Sun May 12, 2013 2:20 pm
ShadowKnight155 wrote a review...

"In school, K-12, precisely, modern kids are bombarded with information, 'learning'; however, this isn't that, learning, this is monotonous memorization, repetitive information being relearned and reheated to be shoved down the throat."

I'm not completely convinced on the use of a semi-colon here, though it has never been taught to me ;) . Perhaps this statement could be split up.

"...and I, your humble writer have.."

I'm told I suck at grammar, but if you read this aloud, it feels like you should <probably> (note my lack of confidence in grammar advice!) have a comma between writer and have.

I enjoyed your style, and for an essay, the structure was interesting. Some sentence length variation might make it a little more clear.
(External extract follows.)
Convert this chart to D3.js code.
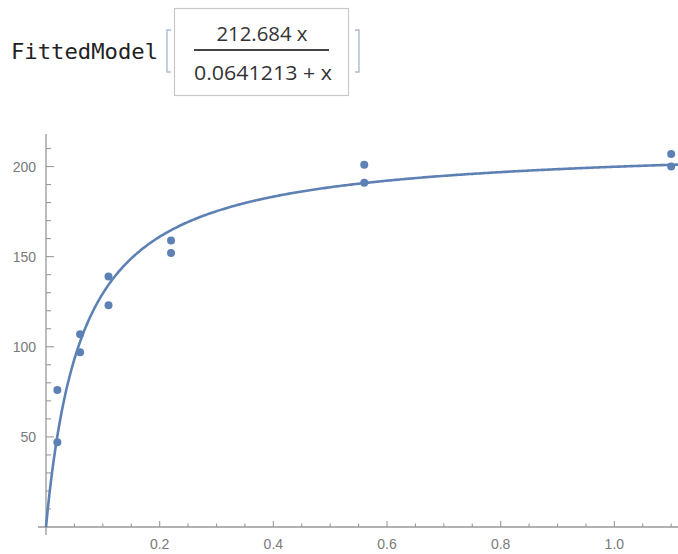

In terms of your theme and ideas, my question would be, what about these drones?, the people uninterested in learning? As humans, we are at our hearts very emotional, social, and competitive. So in our growing up years, which also happen to coincide with our schooling, doesn't it seem likely that relationships and drama are going to take some precedence? And what is it that creates passion?

I'm just posing some questions which I hope will help you in developing your point. This was a nice read, and you have a strong voice in your writing.

And to further reinforce your point on monotonous memorization and repetitive information: we have learned about US government twice, 3 times by the time I graduate (and obviously each time, we have pretty much forgotten all the details). We have learned about ancient civillizations twice, US history like ... agibijillian times (<-- scholarly). That's Civil War twice, revolutionary war about four times...

So if relearning and repeating doesn't teach us...?


The moral of Snow White is never eat apples.